§ **Work to complete**:
Begin with the first line below and retype each line exactly through the line containing "anchor=north] (cre) at". Any pictures are to be left out.

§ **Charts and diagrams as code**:
_ _ _ _

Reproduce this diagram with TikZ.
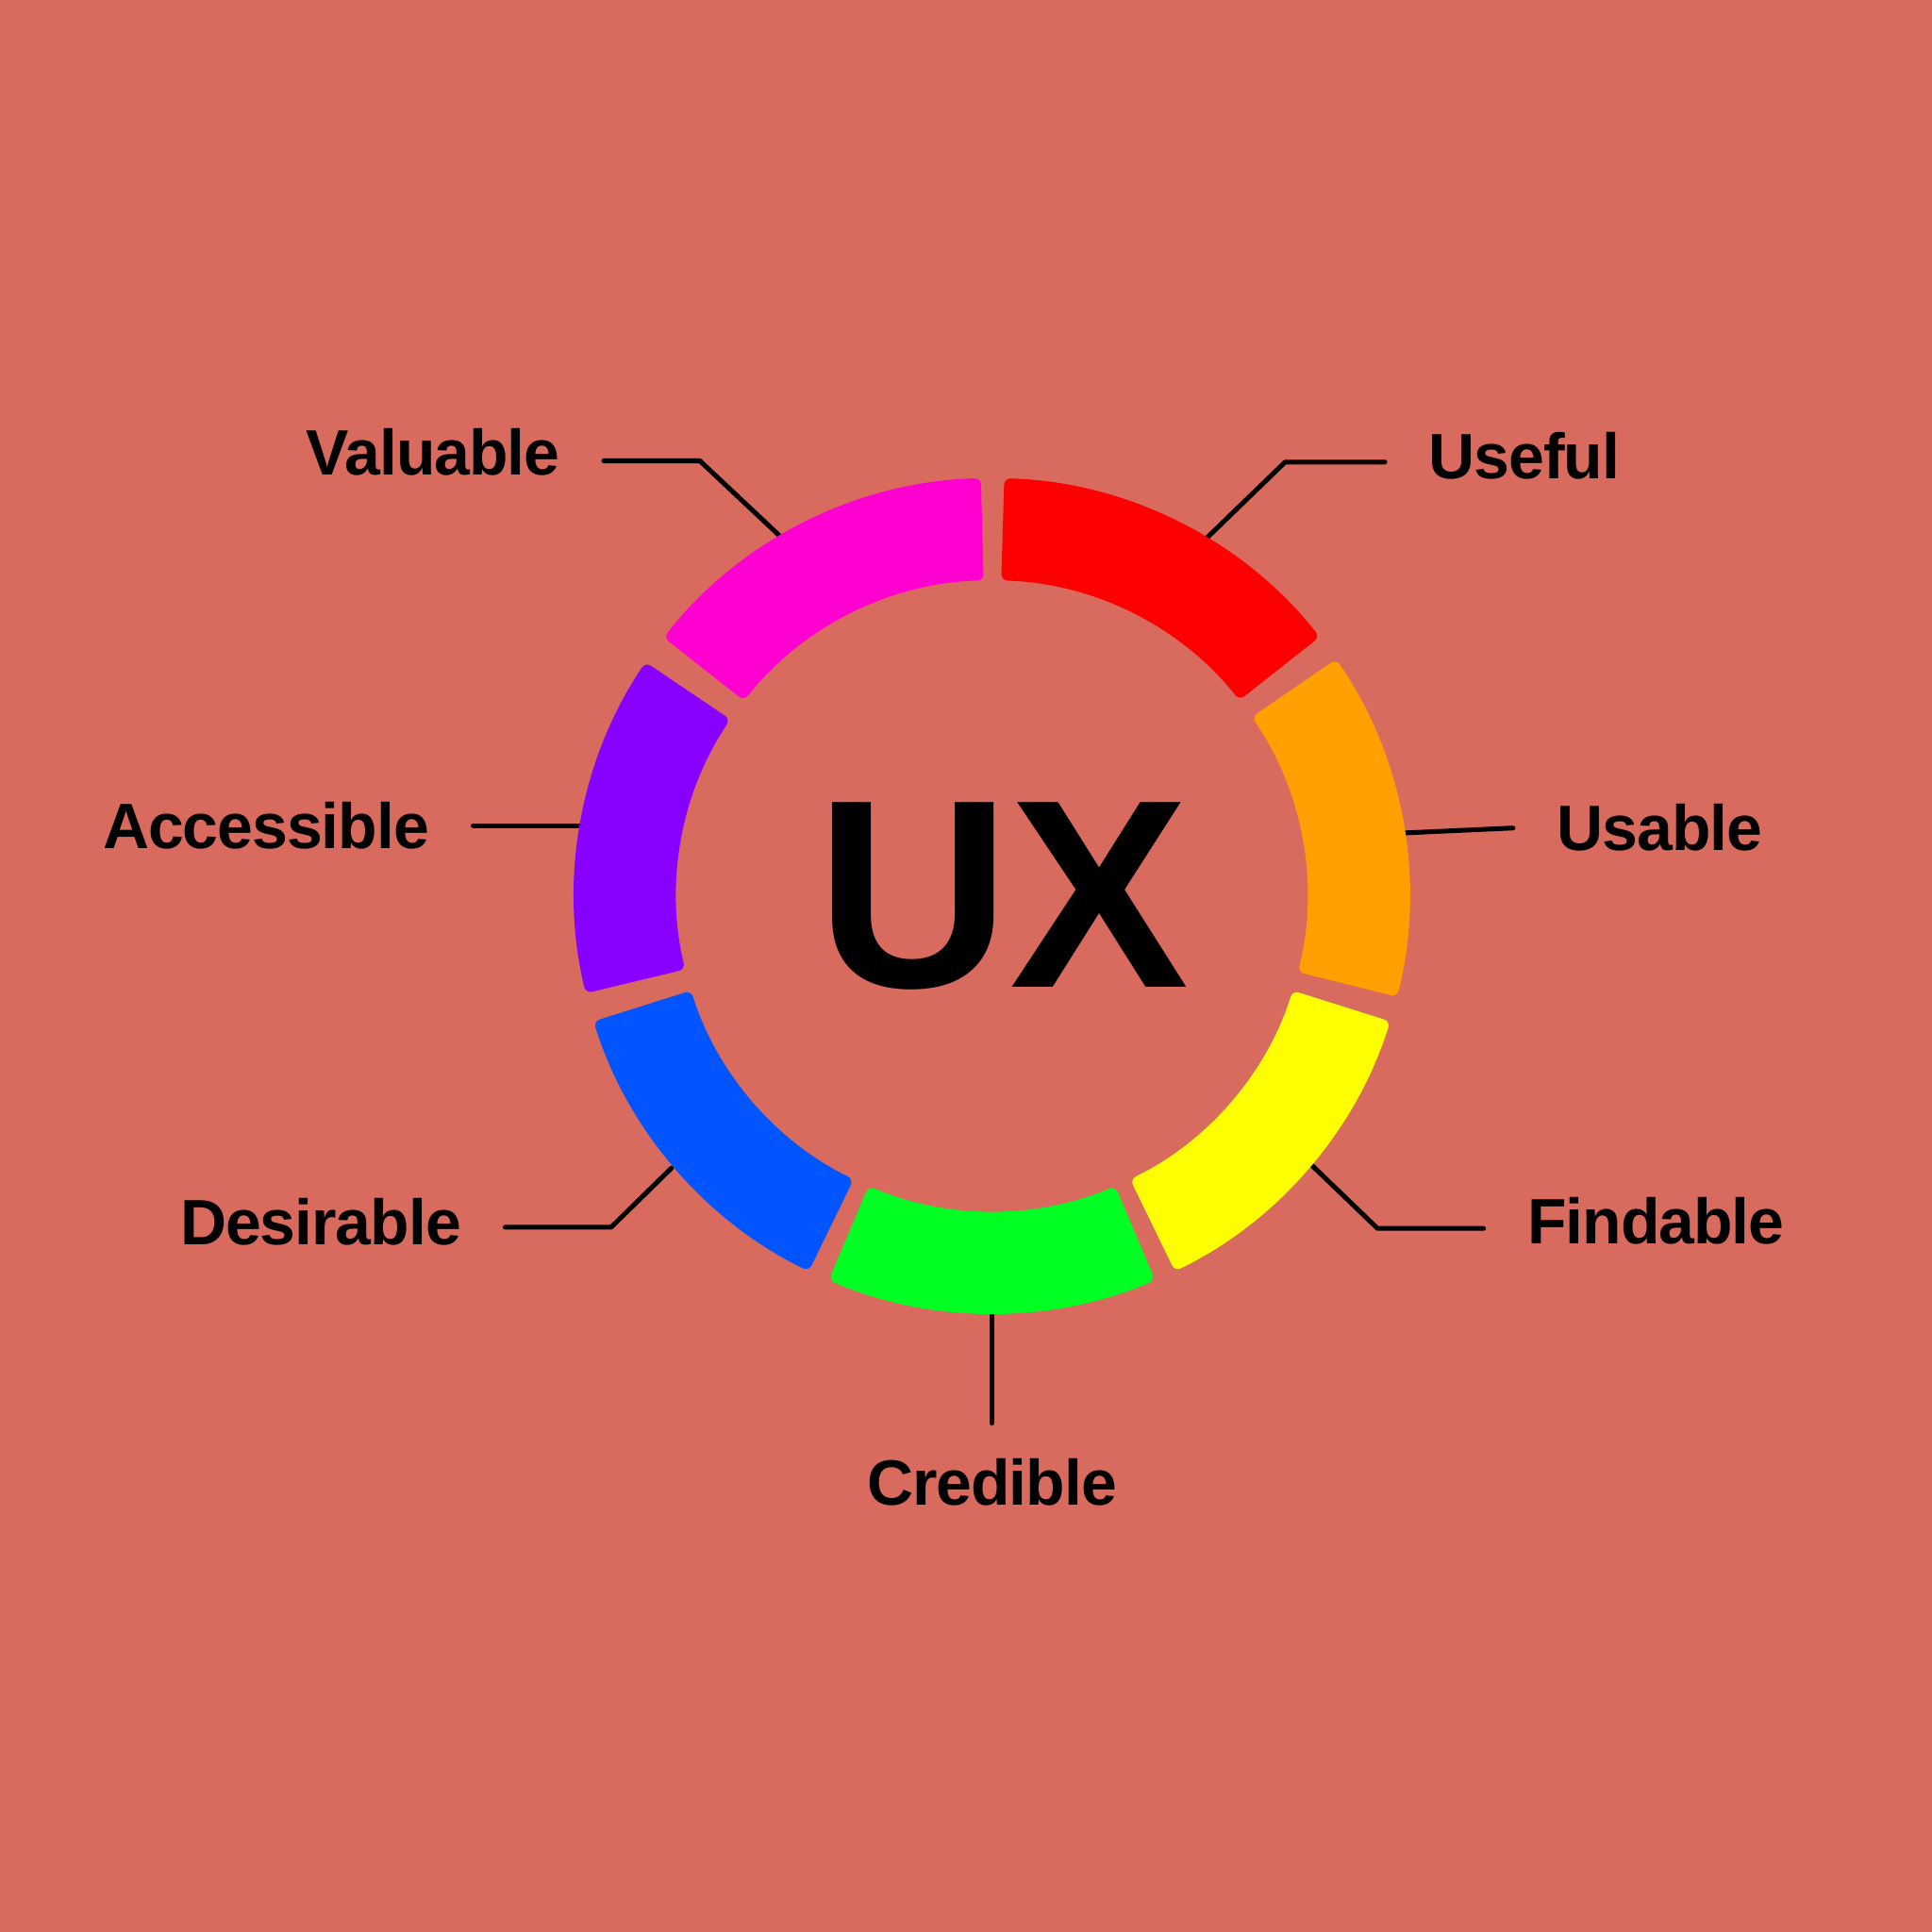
\documentclass[tikz,border=0pt]{standalone}
\usepackage{fontspec}
\setmainfont{Liberation Sans}
\newfontfamily\labfont{Liberation Sans}[LetterSpace=-1.5]
\usepackage{xcolor}
\usepackage{tikz}
\usetikzlibrary{positioning,calc}
\definecolor{uxbg}{RGB}{217,107,94}
\definecolor{uxred}{RGB}{255,0,0}
\definecolor{uxmagenta}{RGB}{255,0,208}
\definecolor{uxpurple}{RGB}{136,0,255}
\definecolor{uxblue}{RGB}{0,85,255}
\definecolor{uxgreen}{RGB}{0,255,34}
\definecolor{uxyellow}{RGB}{255,255,0}
\definecolor{uxorange}{RGB}{255,160,0}

\begin{document}
\begin{tikzpicture}[
    lab/.style={font=\labfont\fontsize{14.8}{18}\selectfont\bfseries, inner xsep=0.35cm, inner ysep=0.28cm},
    leader/.style={line width=1.1pt, line cap=round, line join=round}
]
% UX honeycomb ring, centre at origin
\def\rout{3.39}
\def\rin{2.56}

% Background
\fill[uxbg] (-8.05,-8.41) rectangle (7.63,7.27);
\useasboundingbox (-8.05,-8.41) rectangle (7.63,7.27);

% Points where the leaders meet the ring
\coordinate (user) at (1.73,2.89);
\coordinate (valr) at (-1.70,2.90);
\coordinate (accr) at (-3.35,0.57);
\coordinate (usar) at (3.35,0.51);
\coordinate (desr) at (-2.60,-2.21);
\coordinate (finr) at (2.60,-2.19);
\coordinate (crer) at (0,-3.40);
% Bends
\coordinate (useb) at (2.38,3.52);
\coordinate (valb) at (-2.37,3.53);
\coordinate (desb) at (-3.09,-2.69);
\coordinate (finb) at (3.13,-2.70);

% Labels
\node[lab, anchor=west] (use) at (3.19,3.57) {Useful};
\node[lab, anchor=east] (val) at (-3.15,3.60) {Valuable};
\node[lab, anchor=east] (acc) at (-4.21,0.57) {Accessible};
\node[lab, anchor=west] (usa) at (4.23,0.55) {Usable};
\node[lab, anchor=east] (des) at (-3.95,-2.65) {Desirable};
\node[lab, anchor=west] (fin) at (3.99,-2.64) {Findable};
\node[lab, anchor=north] (cre) at (0,-4.28) {Credible};

% Leaders
\draw[leader] (use.west |- useb) -- (useb) -- (user);
\draw[leader] (val.east |- valb) -- (valb) -- (valr);
\draw[leader] (acc.east) -- (accr);
\draw[leader] (usa.west) -- (usar);
\draw[leader] (des.east |- desb) -- (desb) -- (desr);
\draw[leader] (fin.west |- finb) -- (finb) -- (finr);
\draw[leader] (cre.north) -- (crer);

% Ring segments (start/end angle/colour)
\foreach \a/\b/\col in {38.3/88.3/uxred, 91.5/141.8/uxmagenta, 146/193.5/uxpurple,
    197.5/244/uxblue, 247/293/uxgreen, 296/342.5/uxyellow, 346/394.5/uxorange} {
    \fill[\col, rounded corners=1.5pt] (\a:\rout) arc[start angle=\a, end angle=\b, radius=\rout]
        -- (\b:\rin) arc[start angle=\b, end angle=\a, radius=\rin] -- cycle;
}

% Centre
\node[font=\bfseries\fontsize{62}{68}\selectfont, inner sep=0pt] (ux) at (0.09,0) {UX};

\end{tikzpicture}
\end{document}
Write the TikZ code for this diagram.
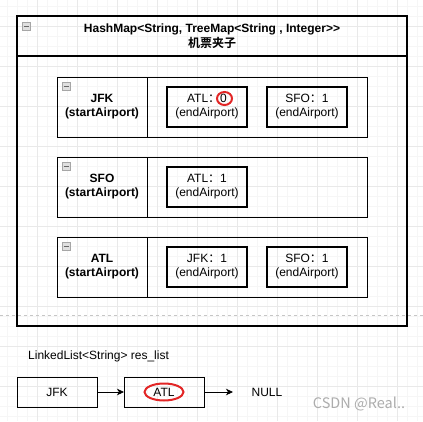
\documentclass[tikz,border=0pt]{standalone}
\usepackage{fontspec}
\setmainfont{Liberation Sans}
\newfontfamily\cjk{Noto Sans CJK SC}[BoldFont={Noto Sans CJK SC Bold}]
\usepackage{xcolor}
\usepackage{tikz}
\usetikzlibrary{positioning}
\usetikzlibrary{arrows.meta}
\tikzset{>={Stealth[length=7pt,width=6.5pt,inset=2pt]}}
\definecolor{ringred}{RGB}{226,38,38}
\tikzset{
  tx/.style={font=\fontsize{12}{14}\selectfont, inner sep=0pt},
  gridminor/.style={draw=gray!7, line width=0.6pt},
  gridmajor/.style={draw=gray!17, line width=0.6pt},
  box/.style={draw, outer sep=0pt, inner sep=0pt, line width=1pt},
  keycell/.style={box, minimum width=90, minimum height=60, align=center,
    font=\fontsize{12}{14}\selectfont\bfseries},
  valcell/.style={box, minimum width=220, minimum height=60},
  entry/.style={box, line width=2.5pt, minimum width=80, minimum height=40,
    align=center, font=\fontsize{12}{14}\selectfont},
  listbox/.style={box, minimum width=80, minimum height=30,
    font=\fontsize{12}{14}\selectfont},
  foldicon/.style={draw=gray!70, fill=gray!25, line width=0.6pt, anchor=north west,
    minimum width=8, minimum height=8, inner sep=0pt, outer sep=0pt,
    path picture={\draw[gray!80!black, line width=0.8pt]
      ([xshift=-2.5pt]path picture bounding box.center) --
      ([xshift=2.5pt]path picture bounding box.center);}},
  redring/.style={draw=ringred, line width=2pt},
  pagebreak/.style={draw=gray!45, line width=0.8pt, dash pattern=on 3pt off 3pt}
}

\begin{document}
\begin{tikzpicture}[x=1pt, y=-1pt]
  \useasboundingbox (0,0) rectangle (423,421);
  \foreach \gx in {7,17,...,417} \draw[gridminor] (\gx,0) -- (\gx,421);
  \foreach \gy in {6,16,...,416} \draw[gridminor] (0,\gy) -- (423,\gy);
  \foreach \gx in {37,77,...,397} \draw[gridmajor] (\gx,0) -- (\gx,421);
  \foreach \gy in {26,66,...,386} \draw[gridmajor] (0,\gy) -- (423,\gy);
  \draw[pagebreak] (0,315) -- (423,315);

  \node[box, line width=1.1pt, minimum width=390, minimum height=40, align=center,
    font=\fontsize{12}{15}\selectfont\bfseries] (maphead) at (212,36)
    {HashMap<String, TreeMap<String , Integer>{}>\\{\cjk 机票夹子}};
  \node[box, line width=1.1pt, minimum width=390, minimum height=270,
    below=0pt of maphead] (mapbody) {};
  \node[foldicon] (mapfold) at ([shift={(5,6)}]maphead.north west) {};

  \node[keycell] (jfkkey) at (102,107) {JFK\\(startAirport)};
  \node[valcell, right=0pt of jfkkey] (jfkval) {};
  \node[foldicon] (jfkfold) at ([shift={(5,5)}]jfkkey.north west) {};
  \node[entry, right=20pt of jfkkey] (jfkatl) {ATL{\cjk ：}0\\(endAirport)};
  \node[entry, right=20pt of jfkatl] (jfksfo) {SFO{\cjk ：}1\\(endAirport)};

  \node[keycell] (sfokey) at (102,187) {SFO\\(startAirport)};
  \node[valcell, right=0pt of sfokey] (sfoval) {};
  \node[foldicon] (sfofold) at ([shift={(5,5)}]sfokey.north west) {};
  \node[entry, right=20pt of sfokey] (sfoatl) {ATL{\cjk ：}1\\(endAirport)};

  \node[keycell] (atlkey) at (102,267) {ATL\\(startAirport)};
  \node[valcell, right=0pt of atlkey] (atlval) {};
  \node[foldicon] (atlfold) at ([shift={(5,5)}]atlkey.north west) {};
  \node[entry, right=20pt of atlkey] (atljfk) {JFK{\cjk ：}1\\(endAirport)};
  \node[entry, right=20pt of atljfk] (atlsfo) {SFO{\cjk ：}1\\(endAirport)};

  \draw[redring] ([shift={(17.5,-8.5)}]jfkatl.center) ellipse [x radius=7.5, y radius=6.5];

  \node[tx, anchor=west] (listname) at (28,356) {LinkedList<String> res\_list};
  \node[listbox] (listjfk) at (57,392) {JFK};
  \node[listbox, right=27pt of listjfk] (listatl) {ATL};
  \coordinate (listend) at ([xshift=29pt]listatl.east);
  \node[tx] (nullnode) at (267,392) {NULL};
  \draw[->, line width=0.8pt] (listjfk) -- (listatl);
  \draw[->, line width=0.8pt] (listatl) -- (listend);
  \draw[redring] (listatl.center) ellipse [x radius=19.5, y radius=8.5];

  \node[font=\cjk\fontsize{14.5}{16}\selectfont, text=gray!65] (watermark) at (359,404) {CSDN @Real..};
\end{tikzpicture}
\end{document}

_ _ _ _

§ **Reply**:
Reproduce this diagram with TikZ.
\documentclass[tikz,border=0pt]{standalone}
\usepackage{fontspec}
\setmainfont{Liberation Sans}
\newfontfamily\labfont{Liberation Sans}[LetterSpace=-1.5]
\usepackage{xcolor}
\usepackage{tikz}
\usetikzlibrary{positioning,calc}
\definecolor{uxbg}{RGB}{217,107,94}
\definecolor{uxred}{RGB}{255,0,0}
\definecolor{uxmagenta}{RGB}{255,0,208}
\definecolor{uxpurple}{RGB}{136,0,255}
\definecolor{uxblue}{RGB}{0,85,255}
\definecolor{uxgreen}{RGB}{0,255,34}
\definecolor{uxyellow}{RGB}{255,255,0}
\definecolor{uxorange}{RGB}{255,160,0}

\begin{document}
\begin{tikzpicture}[
    lab/.style={font=\labfont\fontsize{14.8}{18}\selectfont\bfseries, inner xsep=0.35cm, inner ysep=0.28cm},
    leader/.style={line width=1.1pt, line cap=round, line join=round}
]
% UX honeycomb ring, centre at origin
\def\rout{3.39}
\def\rin{2.56}

% Background
\fill[uxbg] (-8.05,-8.41) rectangle (7.63,7.27);
\useasboundingbox (-8.05,-8.41) rectangle (7.63,7.27);

% Points where the leaders meet the ring
\coordinate (user) at (1.73,2.89);
\coordinate (valr) at (-1.70,2.90);
\coordinate (accr) at (-3.35,0.57);
\coordinate (usar) at (3.35,0.51);
\coordinate (desr) at (-2.60,-2.21);
\coordinate (finr) at (2.60,-2.19);
\coordinate (crer) at (0,-3.40);
% Bends
\coordinate (useb) at (2.38,3.52);
\coordinate (valb) at (-2.37,3.53);
\coordinate (desb) at (-3.09,-2.69);
\coordinate (finb) at (3.13,-2.70);

% Labels
\node[lab, anchor=west] (use) at (3.19,3.57) {Useful};
\node[lab, anchor=east] (val) at (-3.15,3.60) {Valuable};
\node[lab, anchor=east] (acc) at (-4.21,0.57) {Accessible};
\node[lab, anchor=west] (usa) at (4.23,0.55) {Usable};
\node[lab, anchor=east] (des) at (-3.95,-2.65) {Desirable};
\node[lab, anchor=west] (fin) at (3.99,-2.64) {Findable};
\node[lab, anchor=north] (cre) at (0,-4.28) {Credible};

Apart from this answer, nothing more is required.